Thursday 10 January 2019

Book Review: Trust Exercise by Susan Choi (Literary Fiction)

Title: Trust Exercise
Author: Susan Choi
Publisher:
Serpent's Tail

Publication Date: 2 May 2019
Pages:
272
Format:
eBook - PDF
Genre:
Literary Fiction
Source:
ARC via NetGalley






In their first term at a highly competitive performing arts high school, two students, Sarah and David, fall deeply and obsessively in love. Under the care of Mr. Kingsley, their magnetic and manipulative drama instructor, they and their peers exist in a rarefied bubble, where the boundaries between students and teachers become first dangerously blurred, and then completely broken. The outside world of family and class, academic pressure and the future can't affect them-until it does-and they must deal with the ensuing rejection, rebellion, and heartbreak.

Two decades on we learn that what we were told about these teenagers' lives is not completely true, but not completely false, either. The real story is larger and darker than we imagined, and the consequences have lasted a lifetime.

Captivating and brilliant, Trust Exercise is a novel about the treacherous terrain of adolescence, how we define consent, and what we lose, gain, and never get over as we navigate our way into adulthood's mysterious structures of sex and power.

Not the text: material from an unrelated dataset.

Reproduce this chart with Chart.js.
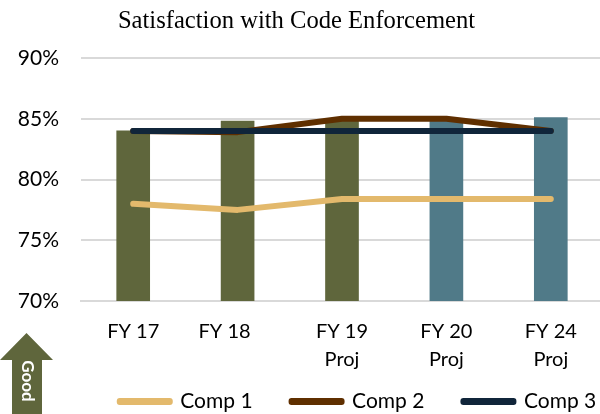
<!DOCTYPE html>
<html><head><meta charset="utf-8">
<style>html,body{margin:0;padding:0;background:#fff;overflow:hidden;width:600px;height:414px}
canvas{position:absolute;left:-10px;top:0}</style>
<script src="https://cdn.jsdelivr.net/npm/chart.js@4"></script>
</head><body>
<canvas id="c" width="613" height="414"></canvas>
<script>
const categories=[["FY 17"],["FY 18"],["FY 19","Proj"],["FY 20","Proj"],["FY 24","Proj"]];
const actual=[84,84.8,85,84.8,85.1];
const comp1=[78,77.5,78.4,78.4,78.4];
const comp2=[84,83.9,85,85,84];
const comp3=[84,84,84,84,84];
const tickLabels=["70%","75%","80%","85%","90%"];
const barColors=["#5f663c","#5f663c","#5f663c","#507a88","#507a88"];
const lineDs=(label,data,color,order)=>({type:'line',label,data,borderColor:color,backgroundColor:color,borderWidth:6,borderCapStyle:'round',borderJoinStyle:'round',pointRadius:0,tension:0,order,clip:false});
const goodArrow={id:'goodArrow',afterDraw(chart){
  const c=chart.ctx;c.save();c.translate(10,0);
  c.fillStyle='#5f663c';c.beginPath();
  c.moveTo(26.5,333);c.lineTo(53,360);c.lineTo(42,360);c.lineTo(42,414);c.lineTo(12,414);c.lineTo(12,360);c.lineTo(0,360);c.closePath();c.fill();
  c.translate(27,381);c.rotate(Math.PI/2);c.fillStyle='#fff';c.font='bold 17px Lato';c.textAlign='center';c.textBaseline='middle';c.fillText('Good',0,0);
  c.restore();
}};
const adjust={id:'adjust',afterLayout(chart){
  const l=chart.legend;l.left+=61.5;l.right+=61.5;l.top-=17;l.bottom=414;l.height=l.bottom-l.top;
},beforeDraw(chart){
  const items=chart.scales.x.getLabelItems();
  if(items[1]&&!items[1].moved){items[1].options.translation[0]-=13;items[1].moved=true;}
}};
new Chart(document.getElementById('c'),{
  type:'bar',
  data:{labels:categories,datasets:[
    {label:'Actual',data:actual,backgroundColor:barColors,barThickness:33,order:4},
    lineDs('Comp 1',comp1,'#e3b96c',3),
    lineDs('Comp 2',comp2,'#5f2f00',2),
    lineDs('Comp 3',comp3,'#10253a',1)
  ]},
  options:{responsive:false,animation:false,
    layout:{padding:0},
    plugins:{
      title:{display:true,text:'Satisfaction with Code Enforcement',color:'#000',font:{family:'"Liberation Serif"',size:24.6,weight:'normal',lineHeight:1.2},padding:{top:7,bottom:21.5}},
      legend:{position:'bottom',maxHeight:45,labels:{color:'#000',font:{family:'Lato',size:21},boxWidth:50,boxHeight:1,padding:39,
        generateLabels(chart){return chart.data.datasets.filter(d=>d.type==='line').map(d=>({text:d.label,fillStyle:d.borderColor,strokeStyle:d.borderColor,lineWidth:6,lineJoin:'round',fontColor:'#000',datasetIndex:chart.data.datasets.indexOf(d)}));}}},
      tooltip:{enabled:false}
    },
    scales:{
      x:{offset:true,grid:{display:false},border:{color:'#d9d9d9',width:2},
        ticks:{color:'#000',font:{family:'Lato',size:20,lineHeight:1.4},autoSkip:false,maxRotation:0,minRotation:0,padding:9},
        afterFit(s){s.height=68;}},
      y:{min:70,max:90,grid:{color:'#d9d9d9',lineWidth:2,tickLength:0,drawTicks:false},border:{display:false},
        ticks:{color:'#000',font:{family:'Lato',size:21},stepSize:5,padding:22,callback:(v)=>tickLabels[(v-70)/5]},
        afterFit(s){s.width=91;}}
    }
  },
  plugins:[goodArrow,adjust]
});
</script>
</body></html>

Trust Exercise is a difficult book to rate. Certainly it's clever, but I think it's too clever for its own good. The sudden shifts in narrative don't flow, and the first major one completely threw me for a few pages until I realised what was happening and where I now was. The story raises some interesting questions about the nature of consent, and of power dynamics between teens and adults. However, I never connected with any of the characters. I could relate a little to Karen, but Sarah and David were not especially 'likeable'; I couldn't bring myself to care about them and their hyped-up problems. I think some of the issues stem from the way the book is presented, as what I got from it is absolutely nothing like what I expected from reading the blurb. This review feels negative, but in actual fact it is more middling. I didn't hate the book--I enjoyed the performing arts setting, and I thought it posed some important questions, many of which are very timely, given current events. But I couldn't fully connect with it, or with its characters, which left me apathetic overall. I would give this book three stars. It makes some interesting points, but its narrative structure, and lack of deep empathy with the characters, lets it down.